Maybe I’ll head into Midtown today and ask Harvey Levin for his reaction while he interviews people for The People’s Court.

(does he still do that?)


Puke Penises (sorry, Ralph Peters) declares March 24, 2010 “the worst day for US diplomacy in recent memory” in his oddly-titled Bam’s Triple-Diplo-Whammy Day. I would think that the day Bush lied to the American people in order to start a war with a country that didn’t attack us, leading to the unnecessary deaths of thousands of Americans (and more every day) and our country’s reputation as a nation that doesn’t care what the rest of the world thinks was a worse day for US diplomacy, but then I don’t have any books to sell.


Bill O’Reilly begins his column (‘Social Justice’ vs.
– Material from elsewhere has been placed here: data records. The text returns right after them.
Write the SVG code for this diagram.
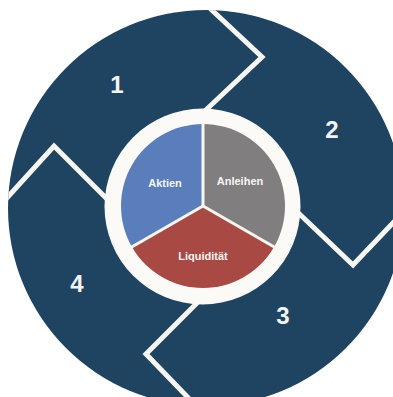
<svg xmlns="http://www.w3.org/2000/svg" width="393" height="397" viewBox="0 0 393 397">
  <style>
    .divider { fill: none; stroke: #f8f6f0; stroke-width: 5; stroke-linejoin: miter; stroke-linecap: butt; }
    .num { font-family: "Liberation Sans", Arial, sans-serif; font-weight: bold; font-size: 24px; fill: #f4f4f4; text-anchor: middle; }
    .lbl { font-family: "Liberation Sans", Arial, sans-serif; font-weight: bold; font-size: 11px; fill: #f6f6f6; text-anchor: middle; }
    .gap { stroke: #f8f6f0; stroke-width: 3; }
  </style>
  <defs>
    <clipPath id="disc">
      <circle cx="206" cy="208" r="198"/>
    </clipPath>
  </defs>

  <rect width="393" height="397" fill="#ffffff"/>

  <!-- outer disc -->
  <g id="disc-base">
    <circle cx="206" cy="208" r="198" fill="#1f4461"/>
  </g>

  <!-- zigzag separators between the four quadrants -->
  <g id="connectors" clip-path="url(#disc)">
    <polyline class="divider" points="200,-1 262,57 190,125"/>
    <polyline class="divider" points="-5,211 54,146 120,212"/>
    <polyline class="divider" points="290,205 353,265 412,203"/>
    <polyline class="divider" points="210,290 146,354 200,410"/>
  </g>

  <!-- quadrant numbers -->
  <g id="q1"><text class="num" x="117" y="93">1</text></g>
  <g id="q2"><text class="num" x="332" y="138">2</text></g>
  <g id="q3"><text class="num" x="283" y="324">3</text></g>
  <g id="q4"><text class="num" x="77" y="292">4</text></g>

  <!-- central ring -->
  <g id="ring">
    <circle cx="202.5" cy="206.5" r="98" fill="#fbfaf7"/>
  </g>

  <!-- pie chart -->
  <g id="aktien">
    <path d="M203,206 L203,124 A82,82 0 0 0 131.99,247 Z" fill="#5a7dbb"/>
    <text class="lbl" x="165" y="187">Aktien</text>
  </g>
  <g id="anleihen">
    <path d="M203,206 L203,124 A82,82 0 0 1 274.01,247 Z" fill="#807e7e"/>
    <text class="lbl" x="240" y="185">Anleihen</text>
  </g>
  <g id="liquiditaet">
    <path d="M203,206 L274.01,247 A82,82 0 0 1 131.99,247 Z" fill="#a84a43"/>
    <text class="lbl" x="203" y="260">Liquidität</text>
  </g>
  <g id="pie-gaps">
    <line class="gap" x1="203" y1="206" x2="203" y2="122"/>
    <line class="gap" x1="203" y1="206" x2="276" y2="248"/>
    <line class="gap" x1="203" y1="206" x2="130" y2="248"/>
  </g>
</svg>
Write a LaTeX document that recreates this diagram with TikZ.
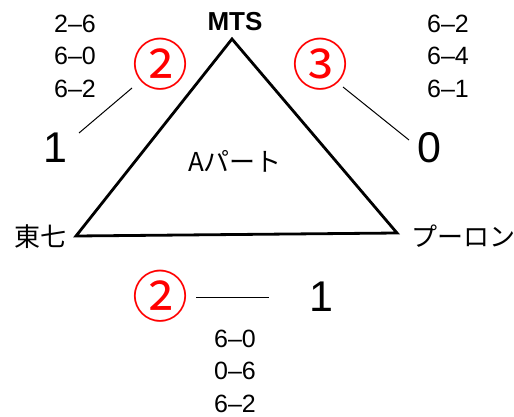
\documentclass[tikz,border=0pt]{standalone}
\usepackage{fontspec}
\setmainfont{Liberation Sans}
\newfontfamily\jp{Noto Sans CJK JP}
\begin{document}
\begin{tikzpicture}[x=1pt,y=-1pt,
  score/.style={inner sep=0pt, font=\fontsize{25}{32.5}\selectfont, align=center},
  big/.style={inner sep=0pt, font=\fontsize{43}{43}\selectfont},
  lbl/.style={inner sep=0pt, font=\jp\fontsize{26}{26}\selectfont},
  circ/.style={inner sep=0pt, text=red, font=\jp\fontsize{56}{56}\selectfont},
  tri/.style={line width=2.8pt, line join=miter},
  leader/.style={line width=1pt}]
\useasboundingbox (0,0) rectangle (514,417);
% triangle
\coordinate (apex) at (232,39);
\coordinate (lv) at (76,236);
\coordinate (rv) at (397,233);
\draw[tri] (lv) -- (apex) -- (rv) -- cycle;
% labels
\node[inner sep=0pt, font=\fontsize{26}{26}\selectfont\bfseries] (mts) at (235,22) {MTS};
\node[lbl] (tou) at (40,237) {東七};
\node[lbl] (pur) at (463,236) {プーロン};
\node[lbl] (apart) at (235,161) {Aパート};
% scores
\node[score] (sl) at (75,56) {2–6\\6–0\\6–2};
\node[score] (sr) at (448,56) {6–2\\6–4\\6–1};
\node[score] (sb) at (235,371) {6–0\\0–6\\6–2};
% circled
\node[circ] (cl) at (160,64) {②};
\node[circ] (cr) at (320,64) {③};
\node[circ] (cb) at (160,296) {②};
% big numbers
\node[big] (nl) at (55,148) {1};
\node[big] (nr) at (429,148) {0};
\node[big] (nb) at (321,297) {1};
% leaders
\coordinate (l1a) at (132,88); \coordinate (l1b) at (79,133);
\coordinate (l2a) at (343,87); \coordinate (l2b) at (409,140);
\coordinate (l3a) at (196,297); \coordinate (l3b) at (269,297);
\draw[leader] (l1a) -- (l1b);
\draw[leader] (l2a) -- (l2b);
\draw[leader] (l3a) -- (l3b);
\end{tikzpicture}
\end{document}
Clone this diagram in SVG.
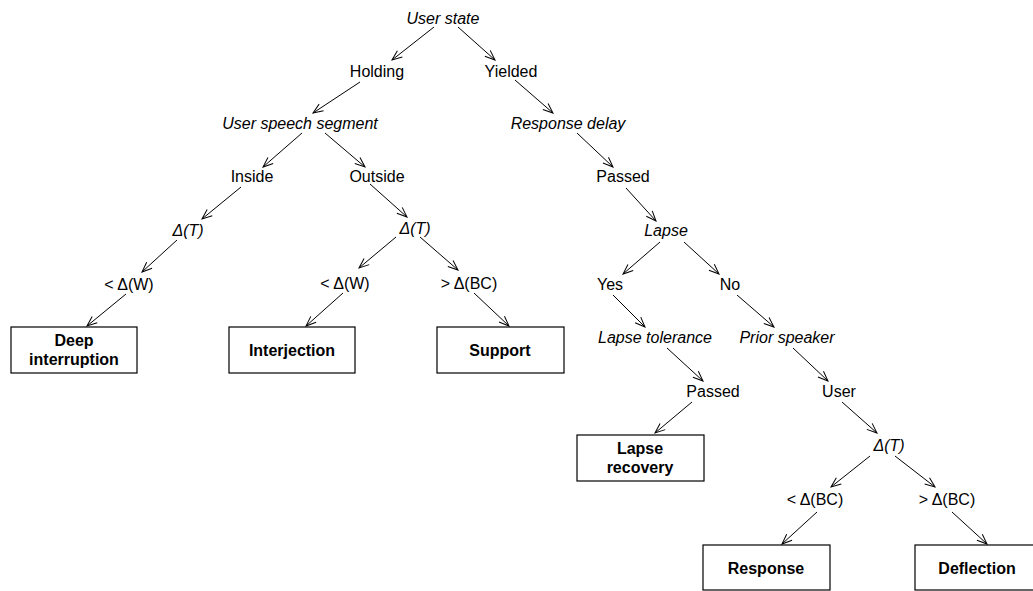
<svg xmlns="http://www.w3.org/2000/svg" width="1033" height="591" viewBox="0 0 1033 591">
<style>
text{font-family:"Liberation Sans",Arial,sans-serif;font-size:16px;fill:#000;text-anchor:middle}
.i{font-style:italic}
.b{font-weight:bold}
.box{fill:#fff;stroke:#000;stroke-width:1.2}
.c line{stroke:#000;stroke-width:1;marker-end:url(#ah)}
</style>
<defs>
<marker id="ah" markerUnits="userSpaceOnUse" markerWidth="12" markerHeight="12" viewBox="0 0 12 12" refX="11" refY="6" orient="auto">
<path d="M1,2 L11,6 L1,10" fill="none" stroke="#000" stroke-width="1"/>
</marker>
</defs>
<rect width="1033" height="591" fill="#fff"/>
<g class="c" id="connectors">
<line x1="434" y1="27" x2="392" y2="60"/>
<line x1="458" y1="27" x2="495" y2="60"/>
<line x1="360" y1="82" x2="313" y2="113"/>
<line x1="515" y1="80" x2="553" y2="113"/>
<line x1="302" y1="133" x2="263" y2="167"/>
<line x1="325" y1="133" x2="365" y2="167"/>
<line x1="577" y1="133" x2="613" y2="167"/>
<line x1="241" y1="187" x2="202" y2="219"/>
<line x1="370" y1="184" x2="407" y2="217"/>
<line x1="626" y1="188" x2="656" y2="221"/>
<line x1="177" y1="240" x2="142" y2="272"/>
<line x1="396" y1="237" x2="359" y2="268"/>
<line x1="420" y1="237" x2="458" y2="270"/>
<line x1="660" y1="242" x2="623" y2="274"/>
<line x1="684" y1="242" x2="719" y2="274"/>
<line x1="126" y1="294" x2="87" y2="326"/>
<line x1="343" y1="293" x2="306" y2="326"/>
<line x1="474" y1="293" x2="509" y2="326"/>
<line x1="613" y1="295" x2="645" y2="327"/>
<line x1="737" y1="295" x2="774" y2="327"/>
<line x1="667" y1="348" x2="703" y2="381"/>
<line x1="793" y1="348" x2="828" y2="381"/>
<line x1="692" y1="402" x2="655" y2="433"/>
<line x1="842" y1="402" x2="877" y2="433"/>
<line x1="870" y1="456" x2="831" y2="487"/>
<line x1="895" y1="456" x2="935" y2="487"/>
<line x1="817" y1="512" x2="782" y2="544"/>
<line x1="952" y1="512" x2="987" y2="544"/>
</g>
<g id="n-user-state"><text class="i" x="443" y="24">User state</text></g>
<g id="n-holding"><text x="377" y="77">Holding</text></g>
<g id="n-yielded"><text x="511" y="77">Yielded</text></g>
<g id="n-user-speech-segment"><text class="i" x="300" y="129">User speech segment</text></g>
<g id="n-response-delay"><text class="i" x="568" y="129">Response delay</text></g>
<g id="n-inside"><text x="252" y="182">Inside</text></g>
<g id="n-outside"><text x="377" y="182">Outside</text></g>
<g id="n-passed1"><text x="623" y="182">Passed</text></g>
<g id="n-dt1"><text class="i" x="188" y="236">Δ(T)</text></g>
<g id="n-dt2"><text class="i" x="415" y="234">Δ(T)</text></g>
<g id="n-lapse"><text class="i" x="666" y="236">Lapse</text></g>
<g id="n-ltw1"><text x="129" y="290">&lt; Δ(W)</text></g>
<g id="n-ltw2"><text x="345" y="289">&lt; Δ(W)</text></g>
<g id="n-gtbc1"><text x="469" y="289">&gt; Δ(BC)</text></g>
<g id="n-yes"><text x="610" y="290">Yes</text></g>
<g id="n-no"><text x="730" y="290">No</text></g>
<g id="n-deep"><rect class="box" x="11" y="327" width="126" height="46"/><text class="b" x="74" y="346">Deep</text><text class="b" x="74" y="365">interruption</text></g>
<g id="n-interjection"><rect class="box" x="229" y="327" width="126" height="46"/><text class="b" x="292" y="356">Interjection</text></g>
<g id="n-support"><rect class="box" x="437" y="327" width="127" height="46"/><text class="b" x="500" y="356">Support</text></g>
<g id="n-lapse-tolerance"><text class="i" x="655" y="343">Lapse tolerance</text></g>
<g id="n-prior-speaker"><text class="i" x="787" y="343">Prior speaker</text></g>
<g id="n-passed2"><text x="713" y="397">Passed</text></g>
<g id="n-user"><text x="839" y="397">User</text></g>
<g id="n-lapse-recovery"><rect class="box" x="577" y="435" width="127" height="46"/><text class="b" x="640" y="454">Lapse</text><text class="b" x="640" y="473">recovery</text></g>
<g id="n-dt3"><text class="i" x="889" y="451">Δ(T)</text></g>
<g id="n-ltbc"><text x="815" y="505">&lt; Δ(BC)</text></g>
<g id="n-gtbc2"><text x="947" y="505">&gt; Δ(BC)</text></g>
<g id="n-response"><rect class="box" x="703" y="545" width="127" height="45"/><text class="b" x="766" y="574">Response</text></g>
<g id="n-deflection"><rect class="box" x="915" y="545" width="127" height="45"/><text class="b" x="977" y="574">Deflection</text></g>
</svg>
Freedom) with a Kris Kristofferson quote (“Freedom’s just another word for nothing left to lose.”) and sums up the country’s division over ObamaCare to “individual freedom versus federal power.” What I find odd is that O’Reilly, such a valiant general in the War on Christmas, would seem to align himself against “social justice.” Has Glenn Beck gotten to him, too?
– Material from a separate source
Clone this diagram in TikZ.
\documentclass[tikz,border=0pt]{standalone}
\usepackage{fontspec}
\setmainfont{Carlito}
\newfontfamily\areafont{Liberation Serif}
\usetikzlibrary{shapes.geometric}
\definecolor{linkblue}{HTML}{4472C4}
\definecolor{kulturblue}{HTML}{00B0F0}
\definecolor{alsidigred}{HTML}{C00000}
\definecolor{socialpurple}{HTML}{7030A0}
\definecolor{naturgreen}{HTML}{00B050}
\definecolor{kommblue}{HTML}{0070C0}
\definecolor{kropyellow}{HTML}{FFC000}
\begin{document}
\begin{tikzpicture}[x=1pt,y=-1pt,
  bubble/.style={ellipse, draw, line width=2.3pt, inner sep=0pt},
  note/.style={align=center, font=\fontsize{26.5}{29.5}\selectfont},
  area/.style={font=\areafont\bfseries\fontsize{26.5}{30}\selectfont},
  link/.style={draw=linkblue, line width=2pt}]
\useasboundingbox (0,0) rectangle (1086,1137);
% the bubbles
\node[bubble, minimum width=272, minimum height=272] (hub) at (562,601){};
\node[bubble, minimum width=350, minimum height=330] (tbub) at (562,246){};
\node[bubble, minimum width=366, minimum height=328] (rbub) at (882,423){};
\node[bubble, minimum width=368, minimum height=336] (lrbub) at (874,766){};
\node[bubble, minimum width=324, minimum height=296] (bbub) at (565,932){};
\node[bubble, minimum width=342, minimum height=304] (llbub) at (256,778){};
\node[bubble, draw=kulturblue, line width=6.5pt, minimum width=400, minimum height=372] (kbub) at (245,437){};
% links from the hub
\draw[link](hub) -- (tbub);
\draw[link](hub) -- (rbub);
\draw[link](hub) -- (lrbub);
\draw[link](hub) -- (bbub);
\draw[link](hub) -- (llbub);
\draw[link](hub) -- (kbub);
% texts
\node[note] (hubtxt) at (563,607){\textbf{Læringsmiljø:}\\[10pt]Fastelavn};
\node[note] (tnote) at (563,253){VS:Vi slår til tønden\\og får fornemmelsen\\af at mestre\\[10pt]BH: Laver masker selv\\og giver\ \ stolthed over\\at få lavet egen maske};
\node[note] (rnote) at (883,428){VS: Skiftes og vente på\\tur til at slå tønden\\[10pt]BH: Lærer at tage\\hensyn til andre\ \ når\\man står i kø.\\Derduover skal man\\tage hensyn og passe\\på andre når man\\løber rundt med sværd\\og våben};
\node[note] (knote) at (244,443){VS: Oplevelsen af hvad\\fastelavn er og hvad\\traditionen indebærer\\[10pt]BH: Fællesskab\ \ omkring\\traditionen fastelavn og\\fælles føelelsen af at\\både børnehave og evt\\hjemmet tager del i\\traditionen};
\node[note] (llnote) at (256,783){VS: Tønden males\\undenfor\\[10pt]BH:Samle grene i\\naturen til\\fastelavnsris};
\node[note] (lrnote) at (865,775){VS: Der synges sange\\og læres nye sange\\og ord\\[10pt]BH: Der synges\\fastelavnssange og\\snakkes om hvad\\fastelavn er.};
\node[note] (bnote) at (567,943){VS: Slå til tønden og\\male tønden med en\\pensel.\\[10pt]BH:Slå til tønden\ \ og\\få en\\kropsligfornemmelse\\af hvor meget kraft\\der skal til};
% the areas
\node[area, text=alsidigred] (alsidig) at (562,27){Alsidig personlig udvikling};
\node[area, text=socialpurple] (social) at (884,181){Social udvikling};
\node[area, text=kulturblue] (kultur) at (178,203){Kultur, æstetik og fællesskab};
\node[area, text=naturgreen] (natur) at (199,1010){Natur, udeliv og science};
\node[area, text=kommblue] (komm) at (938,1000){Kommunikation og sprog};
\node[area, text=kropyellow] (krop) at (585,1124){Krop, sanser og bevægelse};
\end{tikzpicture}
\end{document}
Citigroup is back up to $4.27/share.


MOVIE REVIEWS!

Lou Lumenick gives three stars to both Hot Tub Time Machine (“raunchy, endearing and often hilarious”) and The Eclipse (“Offbeat charmer.”) and one star to Godspeed (“quite a slog”).

Kyle Smith gives two stars to both How to Train Your Dragon (“Retrain the writers, this story is draggin’.”) and Chloe (“It’s steamy, not dreamy”), three stars to Lbs. (“Indie pulls its weight”), and two and a half stars to Waking Sleeping Beauty (“Tooned to reborn Disney”) [JEDITOR'S NOTE: I don't know what that last one is supposed to mean].

V.A. Musetto gives Dancing Across Borders two stars (it has “nothing objectionable” in it) and three stars to Bluebeard (it contains “sexuality” and Musetto says the “sex is more suggested than acted out — smoldering like a volcano ready to erupt.”).

Pete Hammond remains in hiding.


Chloe Sevigny gave an interview to The Onion recently wherein she said of Big Love’s fourth season, “It was awful. I’m not allowed to say that. It was very telenovela. I feel like it got away from itself. The whole political campaign [storyline] seemed very far-fetched. Me and the girls [Jeanne Tripplehorn and Ginnifer Goodwin] were not very happy with where [the show] was going. God, I’m going to get into so much trouble!”

I wonder why she doesn’t work more.


Michael Starr wants you all to know that Kara DioGuardi was shopping at Ann Taylor on Madison Avenue recently.

Keep up the great work, Mike!


The weather remains awful, but try to have a great weekend regardless.